Colunista
Armando de Souza Santana Junior

01.11.13
O pecado original

Todo ser humano traz consigo a centelha do mal no coração. Errado? Não, esta é uma afirmação correta. A doutrina cristã prega que todo homem nasce com o estigma do pecado original advindo da desobediência de Adão e Eva, que provaram do fruto proibido, contrariando as advertências de Deus. Os muçulmanos crêem que todo mundo ao nascer é tocado pelo diabo. Nada mais adequado ao propósito da explicação sobre a maldade humana que, cada vez mais presente, apavora o nosso dia a dia.

Resolvi escrever sobre isso quando li há algum tempo um artigo sobre uma pequena cidade francesa denominada Ouradour-sur-Glane. Em 10 de junho de 1944, ela teve sua pequena população massacrada com requintes de perversidade assustadora por uma tropa nazista. O ato foi tão cruel, que não poupou sequer crianças e velhos, queimados vivos na igreja da cidade. O simples início da leitura da história já provoca um mal-estar imediato no desavisado e a questão sobre a origem do mal absoluto vem à tona. Como seres humanos puderam fazer isso? É a pergunta sem resposta.

 O psiquiatra inglês Anthony Daniels, conhecido pelo pseudônimo de Theodore Dalrymple, deu uma entrevista à revista Veja, cujo teor nos faz repensar sobre a perversidade natural. Respondendo à indagação do jornalista sobre a influência de Jean-Jacques Rousseau sobre a noção de responsabilidade no mundo atual, o Dr. Anthony disse o seguinte: “Rousseau difundiu a ideia de que o ser humano é naturalmente bom, e que a sociedade o corrompe. Eu não sou religioso, mas considero a visão cristã de que o homem nasce com o pecado original mais realista. Isso não significa que o homem é inevitavelmente mau, mas que tem de lutar contra o mal dentro de si.

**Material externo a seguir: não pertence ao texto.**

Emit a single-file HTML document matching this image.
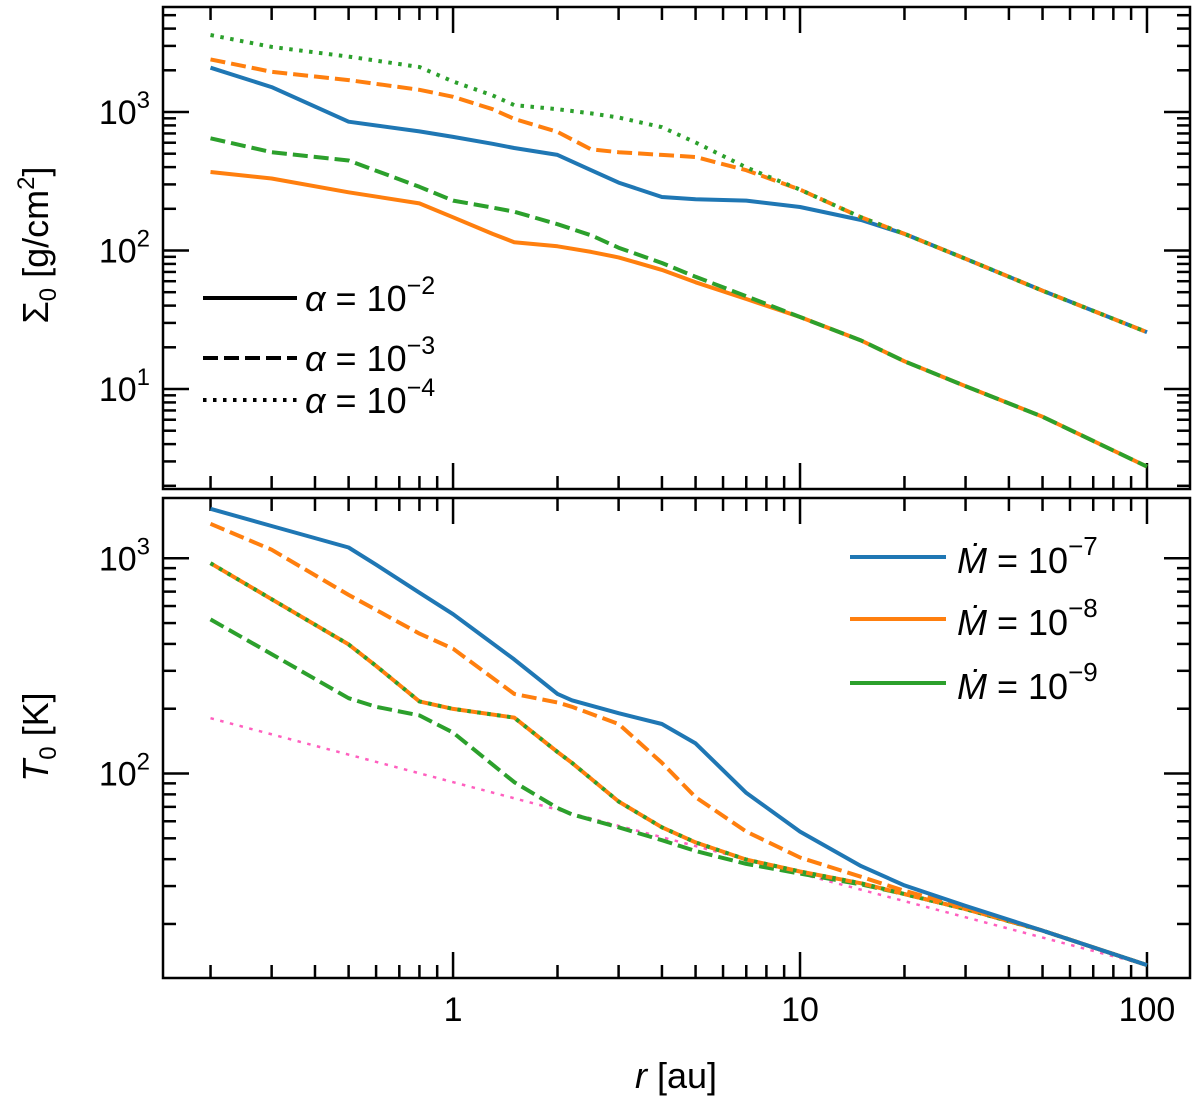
<!DOCTYPE html>
<html><head><meta charset="utf-8"><style>
html,body{margin:0;padding:0;background:#fff}
svg{display:block;font-family:"Liberation Sans","DejaVu Sans",sans-serif}
</style></head><body>
<svg id="chart" width="1200" height="1105" viewBox="0 0 1200 1105" xmlns="http://www.w3.org/2000/svg"></svg>
<script>
// ---- data (log10 of values) ----
const rTop = [0.2,0.3,0.5,0.8,1,1.3,1.5,2,2.5,3,4,5,7,10,15,20,30,50,100];
const sigBlueSolid   = [3.32,3.18,2.93,2.86,2.82,2.77,2.74,2.69,2.58,2.49,2.386,2.37,2.36,2.314,2.22,2.12,1.94,1.71,1.41];
const sigOrangeDash  = [3.38,3.29,3.23,3.16,3.11,3.02,2.95,2.856,2.73,2.71,2.69,2.675,2.58,2.44,2.24,2.12,1.94,1.71,1.41];
const sigGreenDot    = [3.556,3.47,3.40,3.325,3.22,3.12,3.05,3.02,2.99,2.96,2.89,2.78,2.6,2.44,2.24,2.12,1.94,1.71,1.41];
const sigGreenDash   = [2.81,2.71,2.65,2.46,2.36,2.31,2.28,2.19,2.11,2.02,1.91,1.81,1.67,1.52,1.35,1.2,1.02,0.8,0.44];
const sigOrangeSolid = [2.567,2.52,2.42,2.34,2.24,2.12,2.06,2.03,1.99,1.95,1.86,1.77,1.65,1.52,1.35,1.2,1.02,0.8,0.44];

const rBot = [0.2,0.3,0.5,0.6,0.8,1,1.5,2,2.2,3,4,5,7,10,15,20,30,50,100];
const tBlueSolid   = [3.23,3.15,3.05,2.97,2.84,2.74,2.53,2.37,2.34,2.28,2.23,2.14,1.91,1.73,1.57,1.48,1.385,1.27,1.11];
const tOrangeDash  = [3.16,3.04,2.83,2.76,2.65,2.58,2.37,2.33,2.31,2.23,2.05,1.89,1.73,1.61,1.52,1.455,1.376,1.27,1.11];
const tOrangeSolid = [2.977,2.81,2.6,2.5,2.335,2.30,2.26,2.10,2.05,1.87,1.75,1.68,1.6,1.545,1.49,1.44,1.37,1.27,1.11];
const tGreenDot    = [2.977,2.81,2.6,2.5,2.335,2.30,2.26,2.10,2.05,1.87,1.75,1.68,1.6,1.545,1.49,1.44,1.37,1.27,1.11];
const tGreenDash   = [2.716,2.555,2.35,2.31,2.27,2.19,1.96,1.84,1.81,1.75,1.69,1.64,1.58,1.535,1.485,1.44,1.37,1.27,1.11];
const rPink = [0.2,100];
const tPink = [2.257,1.11];

const xTicks = [1,10,100];
const xTickLabels = ["1","10","100"];
const topYTicks = [1,2,3];
const botYTicks = [2,3];

// ---- layout ----
const L=163,R=1190;
const P1={top:7,bot:489,lo:0.278,hi:3.758};
const P2={top:498,bot:978,lo:1.05,hi:3.28};
const xlo=-0.836, xhi=2.124;
const X=r=>L+(Math.log10(r)-xlo)/(xhi-xlo)*(R-L);
const Y=(p,v)=>p.bot-(v-p.lo)/(p.hi-p.lo)*(p.bot-p.top);
const svg=document.getElementById('chart');
const NS='http://www.w3.org/2000/svg';
function mk(tag,attrs,parent){const e=document.createElementNS(NS,tag);for(const k in attrs)e.setAttribute(k,attrs[k]);(parent||svg).appendChild(e);return e;}

const C={blue:'#1f77b4',orange:'#ff7f0e',green:'#2ca02c',pink:'#ff5fbf'};
const DASH={solid:'',dash:'15,6',dot:'3.5,6.5'};

function series(p,rs,vs,color,style,name,w){
  const d=rs.map((r,i)=>(i?'L':'M')+X(r).toFixed(1)+','+Y(p,vs[i]).toFixed(1)).join(' ');
  const e=mk('path',{d:d,fill:'none',stroke:color,'stroke-width':w||4,'stroke-dasharray':DASH[style],'stroke-linejoin':'round'});
  
  
}

function panel(p,yTicks,name){
  const g=mk('g',{});
  
  
  for(let e=-1;e<=2;e++)for(let m=1;m<=9;m++){
    const r=m*Math.pow(10,e);const lr=Math.log10(r);if(lr<xlo||lr>xhi)continue;
    const x=X(r);const len=m===1?26:13;
    mk('line',{x1:x,x2:x,y1:p.top,y2:p.top+len,stroke:'#000','stroke-width':2.5},g);
    mk('line',{x1:x,x2:x,y1:p.bot,y2:p.bot-len,stroke:'#000','stroke-width':2.5},g);
  }
  for(let e=0;e<=3;e++)for(let m=1;m<=9;m++){
    const lv=Math.log10(m*Math.pow(10,e));if(lv<p.lo||lv>p.hi)continue;
    const y=Y(p,lv);const len=m===1?26:13;
    mk('line',{x1:L,x2:L+len,y1:y,y2:y,stroke:'#000','stroke-width':2.5},g);
    mk('line',{x1:R,x2:R-len,y1:y,y2:y,stroke:'#000','stroke-width':2.5},g);
  }
  yTicks.forEach(v=>{
    const t=mk('text',{x:150,y:Y(p,v)+12,'text-anchor':'end','font-size':34},g);
    t.textContent='10';
    const s=mk('tspan',{dy:-16,'font-size':24},t);s.textContent=String(v);
    
    
  });
  mk('rect',{x:L,y:p.top,width:R-L,height:p.bot-p.top,fill:'none',stroke:'#000','stroke-width':2.5},g);
}

panel(P1,topYTicks,'top-panel-axes');
panel(P2,botYTicks,'bottom-panel-axes');

series(P1,rTop,sigOrangeSolid,C.orange,'solid','sigma-mdot8-alpha2');
series(P1,rTop,sigGreenDash,C.green,'dash','sigma-mdot9-alpha3');
series(P1,rTop,sigBlueSolid,C.blue,'solid','sigma-mdot7-alpha2');
series(P1,rTop,sigOrangeDash,C.orange,'dash','sigma-mdot8-alpha3');
series(P1,rTop,sigGreenDot,C.green,'dot','sigma-mdot9-alpha4');

series(P2,rPink,tPink,C.pink,'dot','t-irradiation',2.5);
series(P2,rBot,tGreenDash,C.green,'dash','t-mdot9-alpha3');
series(P2,rBot,tOrangeSolid,C.orange,'solid','t-mdot8-alpha2');
series(P2,rBot,tGreenDot,C.green,'dot','t-mdot9-alpha4');
series(P2,rBot,tOrangeDash,C.orange,'dash','t-mdot8-alpha3');
series(P2,rBot,tBlueSolid,C.blue,'solid','t-mdot7-alpha2');

xTicks.forEach((r,i)=>{
  const t=mk('text',{x:X(r),y:1021,'text-anchor':'middle','font-size':34});
  t.textContent=xTickLabels[i];
  
  
});
</script>
<svg style="position:absolute;left:0;top:0" width="1200" height="1105" xmlns="http://www.w3.org/2000/svg" font-family="Liberation Sans, DejaVu Sans, sans-serif">
  <text x="676" y="1088" text-anchor="middle" font-size="36"><tspan font-style="italic">r</tspan>  [au]</text>
  <text transform="translate(48,245) rotate(-90)" text-anchor="middle" font-size="36">Σ<tspan font-size="24" dy="8">0</tspan><tspan dy="-8"> [g/cm</tspan><tspan font-size="24" dy="-14">2</tspan><tspan dy="14">]</tspan></text>
  <text transform="translate(48,737) rotate(-90)" text-anchor="middle" font-size="36"><tspan font-style="italic">T</tspan><tspan font-size="24" dy="8">0</tspan><tspan dy="-8"> [K]</tspan></text>
  <g font-size="36">
    <line x1="203" x2="297" y1="298" y2="298" stroke="#000" stroke-width="4"/>
    <line x1="203" x2="297" y1="358" y2="358" stroke="#000" stroke-width="4" stroke-dasharray="15,6"/>
    <line x1="203" x2="297" y1="400" y2="400" stroke="#000" stroke-width="4" stroke-dasharray="3.5,6.5"/>
    <text x="305" y="311"><tspan font-style="italic">α</tspan> = 10<tspan font-size="25" dy="-17">−2</tspan></text>
    <text x="305" y="371"><tspan font-style="italic">α</tspan> = 10<tspan font-size="25" dy="-17">−3</tspan></text>
    <text x="305" y="413"><tspan font-style="italic">α</tspan> = 10<tspan font-size="25" dy="-17">−4</tspan></text>
  </g>
  <g font-size="36">
    <line x1="850" x2="946" y1="557" y2="557" stroke="#1f77b4" stroke-width="4"/>
    <line x1="850" x2="946" y1="619" y2="619" stroke="#ff7f0e" stroke-width="4"/>
    <line x1="850" x2="946" y1="683" y2="683" stroke="#2ca02c" stroke-width="4"/>
    <text x="957" y="573"><tspan font-style="italic">Ṁ</tspan> = 10<tspan font-size="26" dy="-18">−7</tspan></text>
    <text x="957" y="635"><tspan font-style="italic">Ṁ</tspan> = 10<tspan font-size="26" dy="-18">−8</tspan></text>
    <text x="957" y="699"><tspan font-style="italic">Ṁ</tspan> = 10<tspan font-size="26" dy="-18">−9</tspan></text>
  </g>
</svg>
</body></html>
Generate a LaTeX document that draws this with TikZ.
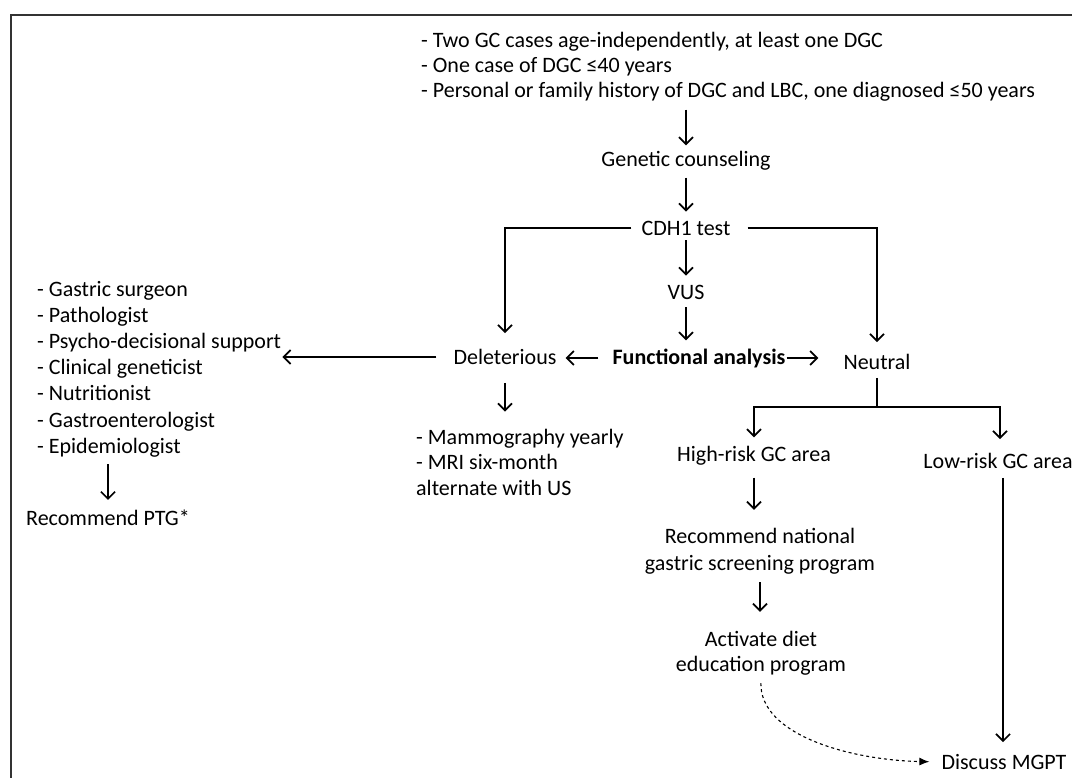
\documentclass[tikz,border=0pt]{standalone}
\usepackage{fontspec}
\setmainfont{Carlito}
\usetikzlibrary{arrows.meta}
\tikzset{
  txt/.style={inner sep=1pt, font=\fontsize{22}{25}\selectfont},
  arr/.style={-{Straight Barb[length=7pt,width=14pt,line width=1.7pt]}, line width=1.6pt},
  ln/.style={line width=1.6pt},
  dsh/.style={dashed, line width=1.1pt, -{Latex[length=10pt,width=8pt]}},
}
\begin{document}
\begin{tikzpicture}[x=1pt,y=-1pt]
\useasboundingbox (0,0) rectangle (1072,778);
\draw[line width=2pt, black!80] (11,778) -- (11,15) -- (1072,15);

\node[txt, anchor=west, align=left] (crit) at (420,67) {- Two GC cases age-independently, at least one DGC\\- One case of DGC ≤40 years\\- Personal or family history of DGC and LBC, one diagnosed ≤50 years};
\node[txt] (gc) at (686,161) {Genetic counseling};
\node[txt] (cdh) at (686,228) {CDH1 test};
\node[txt] (vus) at (686,292) {VUS};
\node[txt, font=\fontsize{22}{25}\selectfont\bfseries] (fa) at (699,358) {Functional analysis};
\node[txt] (del) at (505,357) {Deleterious};
\node[txt] (neu) at (877,362) {Neutral};
\node[txt, anchor=west, align=left, font=\fontsize{22}{26.2}\selectfont] (team) at (36,369) {- Gastric surgeon\\- Pathologist\\- Psycho-decisional support\\- Clinical geneticist\\- Nutritionist\\- Gastroenterologist\\- Epidemiologist};
\node[txt, anchor=west] (ptg) at (25,518) {Recommend PTG*};
\node[txt, anchor=west, align=left, font=\fontsize{22}{25.5}\selectfont] (mam) at (415,462) {- Mammography yearly\\- MRI six-month\\alternate with US};
\node[txt] (hr) at (754,456) {High-risk GC area};
\node[txt] (lr) at (998,461) {Low-risk GC area};
\node[txt, align=center, font=\fontsize{22}{27}\selectfont] (rec) at (760,551) {Recommend national\\gastric screening program};
\node[txt, align=center] (act) at (761,653) {Activate diet\\education program};
\node[txt] (mgpt) at (1004,762) {Discuss MGPT};
\coordinate (nb) at (877,407);

\draw[arr, shorten <=7pt, shorten >=5pt] (gc |- crit.south) -- (gc.north);
\draw[arr, shorten <=6pt, shorten >=8pt] (gc.south) -- (cdh.north);
\draw[arr, shorten <=9pt, shorten >=15pt] (cdh.west) -| (del.north);
\draw[arr, shorten <=16pt, shorten >=11pt] (cdh.east) -| (neu.north);
\draw[arr, shorten <=4pt, shorten >=8pt] (cdh.south) -- (vus.north);
\draw[arr, shorten <=7pt, shorten >=7pt] (vus.south) -- (vus.south |- fa.north);
\draw[arr, shorten <=13pt, shorten >=8pt] (fa.west) -- (fa.west -| del.east);
\draw[arr, shorten >=24pt] (fa.east) -- (fa.east -| neu.west);
\draw[arr, shorten <=16pt] (del.west) -- (team.east |- del.west);
\draw[arr, shorten <=6pt, shorten >=9pt] ([xshift=72pt]team.south west) -- ([xshift=72pt]team.south west |- ptg.north);
\draw[arr, shorten <=17pt, shorten >=16pt] (del.south) -- (del.south |- mam.north);
\draw[ln, shorten <=7pt] (neu.south) -- (nb);
\draw[arr, shorten >=8pt] (nb) -| (hr.north);
\draw[arr, shorten >=13pt] (nb) -| ([xshift=2pt]lr.north);
\draw[arr, shorten <=11pt, shorten >=17pt] (hr.south) -- (hr.south |- rec.north);
\draw[arr, shorten <=7pt, shorten >=18pt] (rec.south) -- (rec.south |- act.north);
\draw[arr, shorten <=8pt, shorten >=11pt] ([xshift=5pt]lr.south) -- ([xshift=5pt]lr.south |- mgpt.north);
\draw[dsh, shorten <=7pt, shorten >=11pt] (act.south) .. controls (760,735) and (850,760) .. (mgpt.west);
\end{tikzpicture}
\end{document}
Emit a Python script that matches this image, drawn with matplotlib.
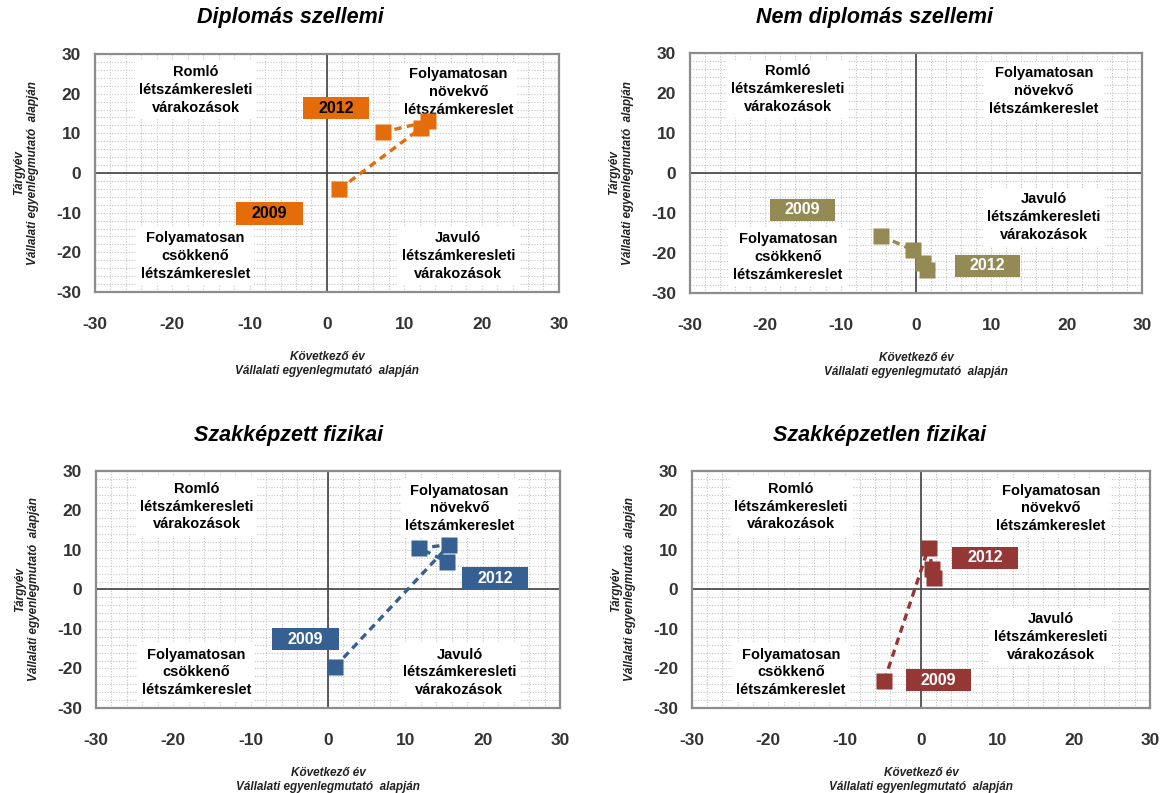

Por influência de Rousseau, nossas sociedades relativizaram a responsabilidade dos indivíduos”. A entrevista discorre ainda sobre a desonestidade dos intelectuais, que criam constantemente explicações sociológicas e psicológicas para desvios de comportamento, desumanizando os criminosos. São esses teóricos de meia pataca e não os advogados que são os grandes responsáveis pelo tratamento frouxo da lei penal para com os nossos monstros. São eles os patrocinadores da progressão da pena e da ressocialização do mal em forma humana. Que faz do assassino frio e cruel num “cidadão de bem”, recolocando-o na sociedade após uma breve temporada na masmorra pública. Uma pequena pausa para repensar suas crueldades e aprimorar seus métodos.

Anders Behring Breivik, em julho de 2011, de forma fria, covarde e desprovida de qualquer sentimento, no que denominou “Operação Martírio”, executou a tiros 93 pessoas numa ilha nas proximidades de Oslo, capital da Noruega, e ainda feriu mais de 100 num atentado à bomba. A atrocidade praticada como um festim diabólico, segundo seu autor, teve a única intenção de chamar a atenção da sociedade europeia para um seu libelo de 1.500 páginas postadas na internet, onde escracha a miscigenação racial e o descontrole da imigração em seu país e na Europa. Depois, calmamente disse que “suas ações não eram nem criminosas nem repreensíveis”. O banho de sangue sem qualquer sinal de piedade chocou o mundo.

Depois desse episódio, outros massacres humanos se sucederam pelo mundo afora, inclusive no Brasil, onde todos os latinos se achavam imunes a essa perversão natural, característica única do homem caucasiano. Uma fantasia de alguns intelectualoides. Então, o que fazer para que o pecado original não transforme o homem em um monstro desprovido de bons sentimentos? Como se proteger desses indivíduos que não reprimem o mal dentro de si? Obviamente que não bastam o apego à religião, ao freio psicológico ou moral, como prega o Dr. Anthony Daniels, ou mesmo ao Direito Penal, com o seu caráter retributivo da pena nos moldes do pensamento de Kant e Hegel, que excluía a ressocialização do criminoso. Não, lamento, mas a norma penal não nos protege do mal. Quem em sã consciência acredita no “direito” de Anders Breivik à reeducação e readequação social? Creio que ninguém. Mas também ninguém quer abraçar as consequências de viver a tese real e aterradora de Thomas Hobbes, cuja máxima é Homo Hominis Lupus (O homem é o lobo do próprio homem). Ela nos faz reféns perenes do Estado leviatã para nos protegermos dos perversos de plantão. Então, confesso não encontrar uma solução para os perigos do pecado original. Ele, ao que tudo indica, continuará trazendo constantemente o horror aos nossos lares.